#### Problem description:
Copy out the data below as written; omit any images.

--- START ---

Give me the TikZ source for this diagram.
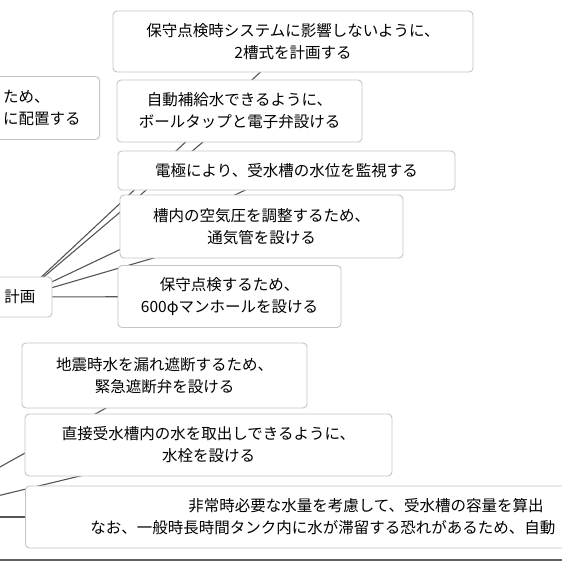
\documentclass[tikz,border=0pt]{standalone}
\usepackage{fontspec}
\newfontfamily\jpfont{Noto Sans CJK JP}
\usetikzlibrary{positioning, backgrounds}
\definecolor{boxline}{HTML}{C4C4C4}
\definecolor{linkline}{HTML}{555555}

\begin{document}
\begin{tikzpicture}[x=1pt, y=-1pt,
                    topic/.style={draw=boxline, line width=0.9pt, fill=white, rounded corners=4pt, align=center, inner sep=0pt,
                                  font=\jpfont\fontsize{15.5}{22}\selectfont},
                    link/.style={draw=linkline, line width=1.1pt}]
    \useasboundingbox (0,0) rectangle (562,562);
    \clip (0,0) rectangle (562,562);
    % roots
    \node[topic, minimum width=64pt, minimum height=40pt] (plan) at (20,297) {計画};
    \coordinate (root2) at (-90,517);
    % branches of plan
    \node[topic, minimum width=360pt, minimum height=61pt] (twin) at (293,41.5) {保守点検時システムに影響しないように、\\2槽式を計画する};
    \node[topic, minimum width=245pt, minimum height=62pt] (feed) at (239.5,111) {自動補給水できるように、\\ボールタップと電子弁設ける};
    \node[topic, minimum width=337pt, minimum height=39pt] (level) at (286.5,170.5) {電極により、受水槽の水位を監視する};
    \node[topic, minimum width=283pt, minimum height=63pt] (vent) at (261.5,226.5) {槽内の空気圧を調整するため、\\通気管を設ける};
    \node[topic, minimum width=223pt, minimum height=62pt] (hole) at (229.5,296.5) {保守点検するため、\\600φマンホールを設ける};
    % branches of root2
    \node[topic, minimum width=285pt, minimum height=65pt] (quake) at (164.5,375.5) {地震時水を漏れ遮断するため、\\緊急遮断弁を設ける};
    \node[topic, minimum width=367pt, minimum height=62pt] (tap) at (208.5,445) {直接受水槽内の水を取出しできるように、\\水栓を設ける};
    \node[topic, anchor=west, align=left, inner xsep=65pt, minimum height=62pt] (volume) at (25,517)
        {\hspace*{98pt}非常時必要な水量を考慮して、受水槽の容量を算出\\なお、一般時長時間タンク内に水が滞留する恐れがあるため、自動};
    % side topic
    \node[topic, anchor=east, align=left, inner xsep=19pt, minimum height=63pt] (place) at (100,108) {\hspace*{-4pt}ため、\\\hspace*{-4pt}に配置する};
    % links, behind the boxes
    \begin{scope}[on background layer]
        \clip (0,0) rectangle (562,562);
        \foreach \t in {twin,feed,level,vent,hole} \draw[link] (plan.center) -- (\t.center);
        \foreach \t in {quake,tap} \draw[link] (root2) -- (\t.center);
        \draw[link] (root2) -- (root2 -| volume.center);
    \end{scope}
    \draw[draw=gray!75!black, line width=1.6pt] (0,560) -- (562,560);
\end{tikzpicture}
\end{document}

--- END ---

#### Result for this exercise:
Give me the TikZ source for this diagram.
\documentclass[tikz,border=0pt]{standalone}
\usepackage{fontspec}
\newfontfamily\jpfont{Noto Sans CJK JP}
\usetikzlibrary{positioning, backgrounds}
\definecolor{boxline}{HTML}{C4C4C4}
\definecolor{linkline}{HTML}{555555}

\begin{document}
\begin{tikzpicture}[x=1pt, y=-1pt,
                    topic/.style={draw=boxline, line width=0.9pt, fill=white, rounded corners=4pt, align=center, inner sep=0pt,
                                  font=\jpfont\fontsize{15.5}{22}\selectfont},
                    link/.style={draw=linkline, line width=1.1pt}]
    \useasboundingbox (0,0) rectangle (562,562);
    \clip (0,0) rectangle (562,562);
    % roots
    \node[topic, minimum width=64pt, minimum height=40pt] (plan) at (20,297) {計画};
    \coordinate (root2) at (-90,517);
    % branches of plan
    \node[topic, minimum width=360pt, minimum height=61pt] (twin) at (293,41.5) {保守点検時システムに影響しないように、\\2槽式を計画する};
    \node[topic, minimum width=245pt, minimum height=62pt] (feed) at (239.5,111) {自動補給水できるように、\\ボールタップと電子弁設ける};
    \node[topic, minimum width=337pt, minimum height=39pt] (level) at (286.5,170.5) {電極により、受水槽の水位を監視する};
    \node[topic, minimum width=283pt, minimum height=63pt] (vent) at (261.5,226.5) {槽内の空気圧を調整するため、\\通気管を設ける};
    \node[topic, minimum width=223pt, minimum height=62pt] (hole) at (229.5,296.5) {保守点検するため、\\600φマンホールを設ける};
    % branches of root2
    \node[topic, minimum width=285pt, minimum height=65pt] (quake) at (164.5,375.5) {地震時水を漏れ遮断するため、\\緊急遮断弁を設ける};
    \node[topic, minimum width=367pt, minimum height=62pt] (tap) at (208.5,445) {直接受水槽内の水を取出しできるように、\\水栓を設ける};
    \node[topic, anchor=west, align=left, inner xsep=65pt, minimum height=62pt] (volume) at (25,517)
        {\hspace*{98pt}非常時必要な水量を考慮して、受水槽の容量を算出\\なお、一般時長時間タンク内に水が滞留する恐れがあるため、自動};
    % side topic
    \node[topic, anchor=east, align=left, inner xsep=19pt, minimum height=63pt] (place) at (100,108) {\hspace*{-4pt}ため、\\\hspace*{-4pt}に配置する};
    % links, behind the boxes
    \begin{scope}[on background layer]
        \clip (0,0) rectangle (562,562);
        \foreach \t in {twin,feed,level,vent,hole} \draw[link] (plan.center) -- (\t.center);
        \foreach \t in {quake,tap} \draw[link] (root2) -- (\t.center);
        \draw[link] (root2) -- (root2 -| volume.center);
    \end{scope}
    \draw[draw=gray!75!black, line width=1.6pt] (0,560) -- (562,560);
\end{tikzpicture}
\end{document}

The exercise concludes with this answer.